[PROVIDED RECORDS]:
>> Start
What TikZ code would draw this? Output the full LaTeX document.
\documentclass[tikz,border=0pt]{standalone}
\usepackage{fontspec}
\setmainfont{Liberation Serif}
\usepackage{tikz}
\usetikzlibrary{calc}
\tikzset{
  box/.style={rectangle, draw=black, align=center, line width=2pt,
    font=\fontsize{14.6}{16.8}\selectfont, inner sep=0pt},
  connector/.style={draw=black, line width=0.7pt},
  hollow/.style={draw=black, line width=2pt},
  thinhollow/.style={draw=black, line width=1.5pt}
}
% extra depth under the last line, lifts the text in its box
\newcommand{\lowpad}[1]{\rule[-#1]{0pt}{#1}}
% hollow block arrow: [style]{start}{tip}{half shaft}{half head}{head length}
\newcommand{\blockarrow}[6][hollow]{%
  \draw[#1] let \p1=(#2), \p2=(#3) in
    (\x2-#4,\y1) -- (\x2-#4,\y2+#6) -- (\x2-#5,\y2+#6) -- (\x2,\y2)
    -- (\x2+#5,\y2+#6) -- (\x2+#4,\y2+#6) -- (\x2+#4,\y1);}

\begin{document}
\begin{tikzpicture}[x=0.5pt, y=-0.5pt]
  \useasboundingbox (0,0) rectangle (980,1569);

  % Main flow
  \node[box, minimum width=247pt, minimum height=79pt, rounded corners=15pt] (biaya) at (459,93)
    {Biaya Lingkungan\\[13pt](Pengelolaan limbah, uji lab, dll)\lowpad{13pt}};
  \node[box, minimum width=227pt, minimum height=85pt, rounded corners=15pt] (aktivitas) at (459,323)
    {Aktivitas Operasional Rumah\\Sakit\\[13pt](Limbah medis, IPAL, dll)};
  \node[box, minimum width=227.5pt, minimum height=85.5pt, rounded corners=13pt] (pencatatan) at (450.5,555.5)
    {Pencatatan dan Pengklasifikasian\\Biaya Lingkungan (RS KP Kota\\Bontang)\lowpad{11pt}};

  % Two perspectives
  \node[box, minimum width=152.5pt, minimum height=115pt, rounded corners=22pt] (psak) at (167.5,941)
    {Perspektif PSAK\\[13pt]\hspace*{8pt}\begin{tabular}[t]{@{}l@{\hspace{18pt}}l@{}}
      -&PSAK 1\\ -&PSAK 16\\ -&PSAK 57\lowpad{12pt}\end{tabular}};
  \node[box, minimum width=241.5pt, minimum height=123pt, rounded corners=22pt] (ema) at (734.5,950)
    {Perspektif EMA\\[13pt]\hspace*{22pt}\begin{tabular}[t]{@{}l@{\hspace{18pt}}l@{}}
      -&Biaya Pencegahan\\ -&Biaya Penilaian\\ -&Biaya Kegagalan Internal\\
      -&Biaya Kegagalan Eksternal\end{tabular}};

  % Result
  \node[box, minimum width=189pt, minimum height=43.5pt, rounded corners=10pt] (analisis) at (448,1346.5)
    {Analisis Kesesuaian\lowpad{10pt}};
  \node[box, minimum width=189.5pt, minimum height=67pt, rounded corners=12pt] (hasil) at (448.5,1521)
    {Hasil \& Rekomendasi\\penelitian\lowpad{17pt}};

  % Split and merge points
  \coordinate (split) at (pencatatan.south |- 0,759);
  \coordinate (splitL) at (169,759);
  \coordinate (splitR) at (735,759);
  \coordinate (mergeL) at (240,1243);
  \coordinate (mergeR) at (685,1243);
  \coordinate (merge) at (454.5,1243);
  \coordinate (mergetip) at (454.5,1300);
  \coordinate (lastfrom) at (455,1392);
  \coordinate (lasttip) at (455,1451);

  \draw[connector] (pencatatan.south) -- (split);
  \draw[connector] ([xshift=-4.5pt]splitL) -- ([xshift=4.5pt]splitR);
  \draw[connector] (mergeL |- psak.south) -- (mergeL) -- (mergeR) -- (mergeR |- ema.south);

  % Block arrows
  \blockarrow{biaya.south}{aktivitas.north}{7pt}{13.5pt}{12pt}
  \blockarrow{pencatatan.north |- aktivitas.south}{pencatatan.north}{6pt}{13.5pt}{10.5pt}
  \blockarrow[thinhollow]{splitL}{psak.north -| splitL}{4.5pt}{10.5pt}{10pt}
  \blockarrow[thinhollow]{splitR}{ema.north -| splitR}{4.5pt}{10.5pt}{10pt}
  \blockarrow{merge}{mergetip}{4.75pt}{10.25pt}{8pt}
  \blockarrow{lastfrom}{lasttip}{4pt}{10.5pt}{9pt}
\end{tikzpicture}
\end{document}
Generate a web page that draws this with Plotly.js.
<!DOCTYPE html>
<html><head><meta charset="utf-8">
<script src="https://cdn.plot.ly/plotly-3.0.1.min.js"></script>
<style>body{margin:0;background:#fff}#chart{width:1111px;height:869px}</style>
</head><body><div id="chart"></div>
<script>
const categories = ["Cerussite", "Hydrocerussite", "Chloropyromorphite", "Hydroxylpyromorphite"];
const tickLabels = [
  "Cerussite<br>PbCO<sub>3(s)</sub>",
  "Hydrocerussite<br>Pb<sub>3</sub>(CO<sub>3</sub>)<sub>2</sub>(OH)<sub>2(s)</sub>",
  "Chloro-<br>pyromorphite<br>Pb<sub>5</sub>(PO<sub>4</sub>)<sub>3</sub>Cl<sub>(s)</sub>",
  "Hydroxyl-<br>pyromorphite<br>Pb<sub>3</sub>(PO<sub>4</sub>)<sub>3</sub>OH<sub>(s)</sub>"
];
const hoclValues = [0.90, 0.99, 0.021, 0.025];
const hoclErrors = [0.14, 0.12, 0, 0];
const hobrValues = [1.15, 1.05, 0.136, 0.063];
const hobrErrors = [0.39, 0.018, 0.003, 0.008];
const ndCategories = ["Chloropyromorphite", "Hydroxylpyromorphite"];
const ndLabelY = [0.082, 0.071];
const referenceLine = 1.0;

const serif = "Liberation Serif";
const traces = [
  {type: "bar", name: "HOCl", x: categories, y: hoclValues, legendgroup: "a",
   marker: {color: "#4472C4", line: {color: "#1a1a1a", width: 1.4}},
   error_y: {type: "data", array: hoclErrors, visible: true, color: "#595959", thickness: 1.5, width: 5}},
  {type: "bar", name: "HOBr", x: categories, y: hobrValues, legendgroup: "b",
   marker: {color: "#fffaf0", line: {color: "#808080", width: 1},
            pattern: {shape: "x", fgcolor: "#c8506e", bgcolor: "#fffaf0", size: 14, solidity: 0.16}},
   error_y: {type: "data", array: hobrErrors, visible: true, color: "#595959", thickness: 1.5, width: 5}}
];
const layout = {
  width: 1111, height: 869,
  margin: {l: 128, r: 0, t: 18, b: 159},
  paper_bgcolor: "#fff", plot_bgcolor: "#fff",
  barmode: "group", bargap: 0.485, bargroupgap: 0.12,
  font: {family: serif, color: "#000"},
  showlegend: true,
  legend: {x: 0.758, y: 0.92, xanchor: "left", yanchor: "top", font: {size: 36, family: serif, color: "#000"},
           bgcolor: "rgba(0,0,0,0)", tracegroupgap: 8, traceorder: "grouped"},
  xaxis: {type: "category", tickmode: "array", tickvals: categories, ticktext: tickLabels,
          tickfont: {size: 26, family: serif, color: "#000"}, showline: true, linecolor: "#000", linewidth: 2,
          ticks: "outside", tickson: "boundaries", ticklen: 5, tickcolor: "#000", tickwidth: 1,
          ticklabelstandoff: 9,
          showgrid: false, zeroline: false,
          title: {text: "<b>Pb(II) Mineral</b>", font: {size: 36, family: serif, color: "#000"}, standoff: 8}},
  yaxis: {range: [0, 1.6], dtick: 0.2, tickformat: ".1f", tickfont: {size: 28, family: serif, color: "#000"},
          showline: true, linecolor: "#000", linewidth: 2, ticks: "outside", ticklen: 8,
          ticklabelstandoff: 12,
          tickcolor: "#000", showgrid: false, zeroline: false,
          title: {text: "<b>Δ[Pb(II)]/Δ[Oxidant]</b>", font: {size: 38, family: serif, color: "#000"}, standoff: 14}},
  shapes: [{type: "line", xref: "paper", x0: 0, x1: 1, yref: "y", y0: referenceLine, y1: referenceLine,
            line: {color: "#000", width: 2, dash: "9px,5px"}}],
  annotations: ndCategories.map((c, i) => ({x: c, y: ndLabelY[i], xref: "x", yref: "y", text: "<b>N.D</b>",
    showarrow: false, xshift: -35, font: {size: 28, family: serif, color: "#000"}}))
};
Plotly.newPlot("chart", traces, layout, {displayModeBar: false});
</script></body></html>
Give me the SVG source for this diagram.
>> End
[GIVEN PROBLEM]: In the listing above, reproduce the first line and each one after it through the line that contains "(0,0) rectangle (980,1569);".

[ANSWER TO THIS PROBLEM]:
What TikZ code would draw this? Output the full LaTeX document.
\documentclass[tikz,border=0pt]{standalone}
\usepackage{fontspec}
\setmainfont{Liberation Serif}
\usepackage{tikz}
\usetikzlibrary{calc}
\tikzset{
  box/.style={rectangle, draw=black, align=center, line width=2pt,
    font=\fontsize{14.6}{16.8}\selectfont, inner sep=0pt},
  connector/.style={draw=black, line width=0.7pt},
  hollow/.style={draw=black, line width=2pt},
  thinhollow/.style={draw=black, line width=1.5pt}
}
% extra depth under the last line, lifts the text in its box
\newcommand{\lowpad}[1]{\rule[-#1]{0pt}{#1}}
% hollow block arrow: [style]{start}{tip}{half shaft}{half head}{head length}
\newcommand{\blockarrow}[6][hollow]{%
  \draw[#1] let \p1=(#2), \p2=(#3) in
    (\x2-#4,\y1) -- (\x2-#4,\y2+#6) -- (\x2-#5,\y2+#6) -- (\x2,\y2)
    -- (\x2+#5,\y2+#6) -- (\x2+#4,\y2+#6) -- (\x2+#4,\y1);}

\begin{document}
\begin{tikzpicture}[x=0.5pt, y=-0.5pt]
  \useasboundingbox (0,0) rectangle (980,1569);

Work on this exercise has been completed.